* Aim of the task
Quote from the first line below through the line that contains "var trendX = [0.004, 0.379];", both included, and leave the pictures out.

** Start **

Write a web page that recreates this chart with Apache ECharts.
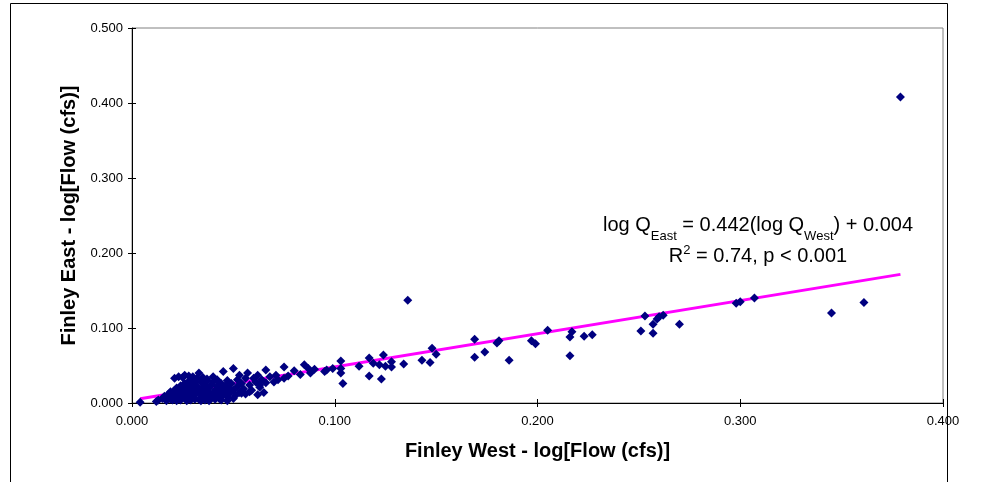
<!DOCTYPE html>
<html>
<head>
<meta charset="utf-8">
<script src="https://cdn.jsdelivr.net/npm/echarts@6/dist/echarts.min.js"></script>
<style>html,body{margin:0;padding:0;background:#fff;}#c{width:995px;height:482px;}</style>
</head>
<body>
<div id="c"></div>
<script>
var xTicks = [0, 0.1, 0.2, 0.3, 0.4];
var yTicks = [0, 0.1, 0.2, 0.3, 0.4, 0.5];
var xTitle = 'Finley West - log[Flow (cfs)]';
var yTitle = 'Finley East - log[Flow (cfs)]';
var slope = 0.442, intercept = 0.004;
var trendX = [0.004, 0.379];

var westFlow = [
0.004,0.012,0.013,0.015,0.016,0.017,0.018,0.018,0.019,0.020,0.020,0.021,0.021,0.022,0.022,0.023,0.023,0.024,0.024,0.025,
0.025,0.026,0.026,0.026,0.027,0.027,0.028,0.028,0.028,0.029,0.029,0.030,0.030,0.030,0.031,0.031,0.032,0.032,0.033,0.033,
0.033,0.034,0.034,0.035,0.035,0.036,0.036,0.037,0.037,0.038,0.038,0.039,0.039,0.040,0.040,0.041,0.041,0.042,0.042,0.043,
0.043,0.044,0.044,0.045,0.045,0.046,0.046,0.047,0.047,0.048,0.048,0.049,0.050,0.050,0.051,0.052,0.052,0.053,0.053,0.054,
0.055,0.056,0.056,0.057,0.058,0.059,0.060,0.061,0.062,0.063,0.063,0.064,0.066,0.066,0.068,0.070,0.071,0.072,0.075,0.075,
0.077,0.080,0.083,0.085,0.087,0.088,0.090,0.095,0.096,0.099,0.103,0.103,0.103,0.104,0.112,0.117,0.117,0.119,0.122,0.123,
0.124,0.125,0.128,0.128,0.134,0.136,0.143,0.147,0.148,0.150,0.169,0.169,0.174,0.180,0.181,0.186,0.197,0.199,0.205,0.216,
0.216,0.217,0.223,0.227,0.251,0.253,0.257,0.257,0.259,0.260,0.262,0.270,0.298,0.300,0.307,0.345,0.361,0.379,
0.017,0.019,0.022,0.024,0.027,0.029,0.031,0.034,0.036,0.038,0.041,0.044,0.047,0.050,0.054,0.058,0.062,0.065,
0.021,0.023,0.025,0.028,0.030,0.032,0.035,0.037,0.040
];
var eastFlow = [
0.001,0.002,0.004,0.006,0.009,0.005,0.012,0.007,0.015,0.010,0.004,0.017,0.008,0.013,0.020,0.006,0.016,0.011,0.023,0.008,
0.018,0.014,0.026,0.037,0.005,0.021,0.010,0.017,0.029,0.013,0.024,0.007,0.019,0.031,0.011,0.027,0.015,0.022,0.005,0.040,
0.018,0.012,0.028,0.008,0.021,0.016,0.025,0.010,0.030,0.014,0.020,0.006,0.024,0.012,0.028,0.017,0.009,0.022,0.031,0.014,
0.006,0.019,0.026,0.011,0.042,0.023,0.016,0.030,0.008,0.020,0.013,0.026,0.017,0.046,0.010,0.022,0.031,0.014,0.037,0.026,
0.019,0.012,0.033,0.040,0.024,0.017,0.033,0.028,0.037,0.021,0.024,0.031,0.044,0.027,0.035,0.028,0.037,0.031,0.048,0.033,
0.036,0.043,0.038,0.051,0.046,0.040,0.045,0.042,0.044,0.046,0.056,0.046,0.040,0.026,0.049,0.036,0.060,0.053,0.051,0.032,
0.064,0.049,0.055,0.048,0.052,0.137,0.057,0.054,0.073,0.065,0.085,0.061,0.068,0.080,0.083,0.057,0.083,0.079,0.097,0.063,
0.088,0.095,0.089,0.091,0.096,0.116,0.093,0.105,0.112,0.115,0.117,0.105,0.133,0.135,0.140,0.120,0.134,0.408,
0.003,0.005,0.003,0.004,0.003,0.004,0.005,0.003,0.004,0.003,0.005,0.004,0.003,0.006,0.013,0.015,0.011,0.014,
0.033,0.035,0.034,0.036,0.035,0.033,0.034,0.032,0.035
];

var points = westFlow.map(function (x, i) { return [x, eastFlow[i]]; });
var trend = trendX.map(function (x) { return [x, slope * x + intercept]; });

var chart = echarts.init(document.getElementById('c'));
var font = 'Arial, "Liberation Sans", sans-serif';
var fmt = function (v) { return v.toFixed(3); };

chart.setOption({
  animation: false,
  backgroundColor: '#fff',
  grid: { left: 132, top: 28, right: 52, bottom: 79, show: true, borderColor: '#808080', borderWidth: 1 },
  xAxis: [
    { type: 'value', min: xTicks[0], max: xTicks[xTicks.length - 1], interval: 0.1, position: 'bottom',
      name: xTitle, nameLocation: 'middle', nameGap: 38,
      nameTextStyle: { fontFamily: font, fontSize: 20, fontWeight: 'bold', color: '#000' },
      axisLine: { show: true, lineStyle: { color: '#000', width: 1 } },
      axisTick: { show: true, inside: false, length: 4, lineStyle: { color: '#000' } },
      axisLabel: { formatter: fmt, fontFamily: font, fontSize: 13, color: '#000', margin: 12 },
      splitLine: { show: false } },
    { type: 'value', min: xTicks[0], max: xTicks[xTicks.length - 1], interval: 0.1, position: 'bottom',
      axisLine: { show: false }, axisTick: { show: true, inside: true, length: 4, lineStyle: { color: '#000' } },
      axisLabel: { show: false }, splitLine: { show: false } }
  ],
  yAxis: [
    { type: 'value', min: yTicks[0], max: yTicks[yTicks.length - 1], interval: 0.1, position: 'left',
      name: yTitle, nameLocation: 'middle', nameGap: 52,
      nameTextStyle: { fontFamily: font, fontSize: 20, fontWeight: 'bold', color: '#000' },
      axisLine: { show: true, lineStyle: { color: '#000', width: 1 } },
      axisTick: { show: true, inside: false, length: 4, lineStyle: { color: '#000' } },
      axisLabel: { formatter: fmt, fontFamily: font, fontSize: 13, color: '#000', margin: 9 },
      splitLine: { show: false } },
    { type: 'value', min: yTicks[0], max: yTicks[yTicks.length - 1], interval: 0.1, position: 'left',
      axisLine: { show: false }, axisTick: { show: true, inside: true, length: 4, lineStyle: { color: '#000' } },
      axisLabel: { show: false }, splitLine: { show: false } }
  ],
  series: [
    { type: 'line', data: trend, xAxisIndex: 0, yAxisIndex: 0, symbol: 'none', z: 1,
      lineStyle: { color: '#FF00FF', width: 3 } },
    { type: 'scatter', data: points, xAxisIndex: 0, yAxisIndex: 0, symbol: 'diamond', symbolSize: [9, 9], z: 2,
      itemStyle: { color: '#000080', opacity: 1 } }
  ],
  graphic: [
    { type: 'rect', shape: { x: 10.5, y: 3.5, width: 937, height: 500 }, style: { fill: 'none', stroke: '#000', lineWidth: 1 }, silent: true, z: -1 },
    { type: 'text', x: 758, y: 224, style: {
        text: '{a|log Q}{s|East}{a| = 0.442(log Q}{s|West}{a|) + 0.004}',
        align: 'center', verticalAlign: 'middle',
        rich: {
          a: { fontFamily: font, fontSize: 20, color: '#000', lineHeight: 22, verticalAlign: 'bottom' },
          s: { fontFamily: font, fontSize: 13, color: '#000', lineHeight: 22, verticalAlign: 'bottom', padding: [0, 0, -8, 0] }
        } } },
    { type: 'text', x: 758, y: 255, style: {
        text: '{a|R}{p|2}{a| = 0.74, p < 0.001}',
        align: 'center', verticalAlign: 'middle',
        rich: {
          a: { fontFamily: font, fontSize: 20, color: '#000', lineHeight: 22, verticalAlign: 'bottom' },
          p: { fontFamily: font, fontSize: 13, color: '#000', lineHeight: 22, verticalAlign: 'top' }
        } } }
  ]
});
</script>
</body>
</html>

** End **

* Result of this exercise
Write a web page that recreates this chart with Apache ECharts.
<!DOCTYPE html>
<html>
<head>
<meta charset="utf-8">
<script src="https://cdn.jsdelivr.net/npm/echarts@6/dist/echarts.min.js"></script>
<style>html,body{margin:0;padding:0;background:#fff;}#c{width:995px;height:482px;}</style>
</head>
<body>
<div id="c"></div>
<script>
var xTicks = [0, 0.1, 0.2, 0.3, 0.4];
var yTicks = [0, 0.1, 0.2, 0.3, 0.4, 0.5];
var xTitle = 'Finley West - log[Flow (cfs)]';
var yTitle = 'Finley East - log[Flow (cfs)]';
var slope = 0.442, intercept = 0.004;
var trendX = [0.004, 0.379];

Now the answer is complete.